Is he a genius? I dunno. If its a genius move to outsmart mensa then yes. But he didn't really sit the test, he intact just spotted a flaw and abused it.
As for awards and validation. I think I've associated awards with the potential for negative thing to happen later. In my last position when I won the advertising award, a new pressure to be the best this year suddenly appeared... after all I was now recognised as the best in the industry... My daily work became more difficult because expectations are imposed on me that I didn't want or need. Hell running a news team + site is enough hard work without being expected to be an advertising maverick as well.

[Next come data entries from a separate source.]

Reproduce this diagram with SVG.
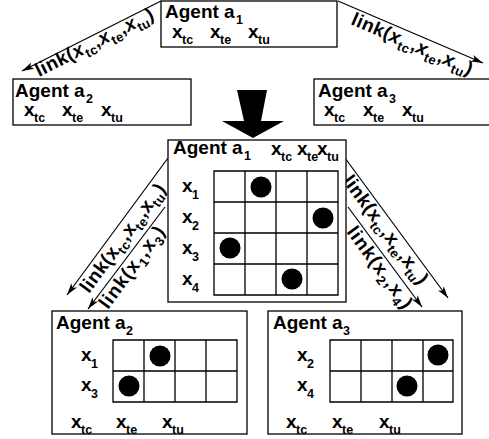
<svg xmlns="http://www.w3.org/2000/svg" width="489" height="439" viewBox="0 0 489 439">
<defs>
<style>
text{font-family:"Liberation Sans",Arial,sans-serif;font-weight:bold;fill:#000;}
.t{font-size:19px;}
.s{font-size:12.5px;}
.lk{font-size:19px;}
.ls{font-size:13px;}
.it{font-style:italic;}
.box{fill:#fff;stroke:#000;stroke-width:1.3;}
.grid{fill:none;stroke:#000;stroke-width:1.3;}
.conn{fill:none;stroke:#000;stroke-width:1.2;marker-end:url(#ah);}
</style>
<marker id="ah" viewBox="0 0 12 8" refX="12" refY="4" markerWidth="12" markerHeight="8" markerUnits="userSpaceOnUse" orient="auto">
<path d="M0,0.5 L12,4 L0,7.5 L3,4 z" fill="#000"/>
</marker>
</defs>

<g id="connectors">
<path class="conn" d="M161,1 L22,71"/>
<path class="conn" d="M338,1 L483,63"/>
<path class="conn" d="M168,158 L67,295"/>
<path class="conn" d="M165,207 L88,309"/>
<path class="conn" d="M345,158 L448,298"/>
<path class="conn" d="M348,207 L422,307"/>
<polygon points="237,90 267,90 261,121 284,121 253,138 222,121 244,121" fill="#000"/>
<text class="lk" transform="translate(39,77) rotate(-26.7)" textLength="130" lengthAdjust="spacing">link(<tspan class="it">x</tspan><tspan class="ls" dy="5">tc</tspan><tspan dy="-5">,</tspan><tspan class="it">x</tspan><tspan class="ls" dy="5">te</tspan><tspan dy="-5">,</tspan><tspan class="it">x</tspan><tspan class="ls" dy="5">tu</tspan><tspan dy="-5">)</tspan></text>
<text class="lk" transform="translate(350,24) rotate(23.2)" textLength="130" lengthAdjust="spacing">link(<tspan class="it">x</tspan><tspan class="ls" dy="5">tc</tspan><tspan dy="-5">,</tspan><tspan class="it">x</tspan><tspan class="ls" dy="5">te</tspan><tspan dy="-5">,</tspan><tspan class="it">x</tspan><tspan class="ls" dy="5">tu</tspan><tspan dy="-5">)</tspan></text>
<text class="lk" transform="translate(89,294) rotate(-53.6)" textLength="130" lengthAdjust="spacing">link(x<tspan class="ls" dy="5">tc</tspan><tspan dy="-5">,x</tspan><tspan class="ls" dy="5">te</tspan><tspan dy="-5">,x</tspan><tspan class="ls" dy="5">tu</tspan><tspan dy="-5">)</tspan></text>
<text class="lk" transform="translate(108,310) rotate(-53.6)" textLength="97" lengthAdjust="spacing">link(x<tspan class="ls" dy="5">1</tspan><tspan dy="-5">,x</tspan><tspan class="ls" dy="5">3</tspan><tspan dy="-5">)</tspan></text>
<text class="lk" transform="translate(342,181) rotate(53.6)" textLength="130" lengthAdjust="spacing">link(x<tspan class="ls" dy="5">tc</tspan><tspan dy="-5">,x</tspan><tspan class="ls" dy="5">te</tspan><tspan dy="-5">,x</tspan><tspan class="ls" dy="5">tu</tspan><tspan dy="-5">)</tspan></text>
<text class="lk" transform="translate(346,232) rotate(53.6)" textLength="97" lengthAdjust="spacing">link(x<tspan class="ls" dy="5">2</tspan><tspan dy="-5">,x</tspan><tspan class="ls" dy="5">4</tspan><tspan dy="-5">)</tspan></text>
</g>

<g id="top-a1">
<rect class="box" x="161" y="1" width="176" height="46"/>
<text class="t" x="165" y="18">Agent a</text><text class="s" x="236" y="24">1</text>
<text class="t" x="172" y="38">x</text><text class="s" x="182" y="44">tc</text>
<text class="t" x="210" y="38">x</text><text class="s" x="220" y="44">te</text>
<text class="t" x="248" y="38">x</text><text class="s" x="258" y="44">tu</text>
</g>

<g id="top-a2">
<rect class="box" x="13" y="79" width="178" height="46"/>
<text class="t" x="15" y="97">Agent a</text><text class="s" x="86" y="103">2</text>
<text class="t" x="24" y="116">x</text><text class="s" x="34" y="122">tc</text>
<text class="t" x="62" y="116">x</text><text class="s" x="72" y="122">te</text>
<text class="t" x="101" y="116">x</text><text class="s" x="111" y="122">tu</text>
</g>

<g id="top-a3">
<rect class="box" x="314" y="79" width="176" height="46"/>
<text class="t" x="318" y="97">Agent a</text><text class="s" x="389" y="103">3</text>
<text class="t" x="324" y="116">x</text><text class="s" x="334" y="122">tc</text>
<text class="t" x="363" y="116">x</text><text class="s" x="373" y="122">te</text>
<text class="t" x="402" y="116">x</text><text class="s" x="412" y="122">tu</text>
</g>

<g id="mid-a1">
<rect class="box" x="168" y="140" width="178" height="162"/>
<text class="t" x="173" y="154">Agent a</text><text class="s" x="244" y="160">1</text>
<text class="t" x="271" y="155">x</text><text class="s" x="281" y="161">tc</text>
<text class="t" x="297" y="155">x</text><text class="s" x="307" y="161">te</text>
<text class="t" x="317" y="155">x</text><text class="s" x="327" y="161">tu</text>
<path class="grid" d="M214,171 H338 V295 H214 Z M214,202 H338 M214,233 H338 M214,264 H338 M245,171 V295 M276,171 V295 M307,171 V295"/>
<circle cx="261" cy="187" r="10.5"/>
<circle cx="323" cy="218" r="10.5"/>
<circle cx="230" cy="248" r="10.5"/>
<circle cx="292" cy="279" r="10.5"/>
<text class="t" x="182" y="192">x</text><text class="s" x="192" y="199">1</text>
<text class="t" x="182" y="223">x</text><text class="s" x="192" y="230">2</text>
<text class="t" x="182" y="254">x</text><text class="s" x="192" y="261">3</text>
<text class="t" x="182" y="285">x</text><text class="s" x="192" y="292">4</text>
</g>

<g id="bot-a2">
<rect class="box" x="52" y="311" width="195" height="123"/>
<text class="t" x="56" y="329">Agent a</text><text class="s" x="126" y="335">2</text>
<path class="grid" d="M113,340 H237 V402 H113 Z M113,371 H237 M144,340 V402 M175,340 V402 M206,340 V402"/>
<circle cx="160" cy="356" r="10.5"/>
<circle cx="129" cy="386" r="10.5"/>
<text class="t" x="81" y="361">x</text><text class="s" x="91" y="368">1</text>
<text class="t" x="81" y="391">x</text><text class="s" x="91" y="398">3</text>
<text class="t" x="71" y="428">x</text><text class="s" x="81" y="434">tc</text>
<text class="t" x="116" y="428">x</text><text class="s" x="126" y="434">te</text>
<text class="t" x="162" y="428">x</text><text class="s" x="172" y="434">tu</text>
</g>

<g id="bot-a3">
<rect class="box" x="268" y="311" width="194" height="123"/>
<text class="t" x="273" y="329">Agent a</text><text class="s" x="343" y="335">3</text>
<path class="grid" d="M330,340 H453 V402 H330 Z M330,371 H453 M361,340 V402 M392,340 V402 M423,340 V402"/>
<circle cx="438" cy="355" r="10.5"/>
<circle cx="407" cy="386" r="10.5"/>
<text class="t" x="297" y="361">x</text><text class="s" x="307" y="368">2</text>
<text class="t" x="297" y="391">x</text><text class="s" x="307" y="398">4</text>
<text class="t" x="286" y="428">x</text><text class="s" x="296" y="434">tc</text>
<text class="t" x="332" y="428">x</text><text class="s" x="342" y="434">te</text>
<text class="t" x="379" y="428">x</text><text class="s" x="389" y="434">tu</text>
</g>
</svg>
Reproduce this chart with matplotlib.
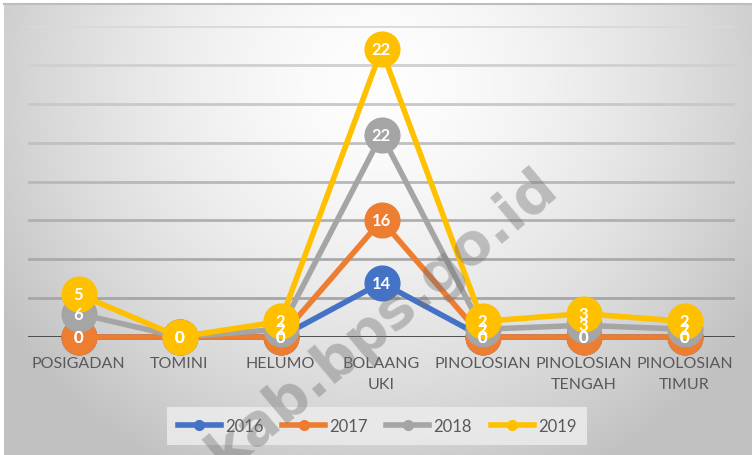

So its usually other people either that notice things I've done or put me forward, I never nominate myself. I hate awards.
I just want work and solve problems. I get pleasure from taking something that doesn't exist, thinking it through, and making it a reality. My house is full of useless inventions, toys, prototypes. I can't help myself. People often note on my inability to relax, I relax by indulging myself in ideas, which to others is the opposite of relaxing.
Seeing the results from those tests made me realise a lot of the problems I had been experiencing where probable never going to go away. Lets be honest (entrenched) IT is one of the least creative industries out there. Its generally very goal/problem focused, that often only has one or two possible outcomes. It gave me the motivation to pack up my 6 figure salary and walk out the door. Currently I'm going week to week scraping money together for food, but I haven't been happier. Got a few products close to launch, so the trial by fire is about to begin. Exciting times ... just need to stay off hacker news and reddit LOL
Mensa always struck me as just moronic. How intelligent is it to care about that? One of the funniest things I ever saw was when someone got hold of a "Mensa" bumper sticker and put it on his car upside down.
Anyway, good luck with the self-validation and back away from those awards.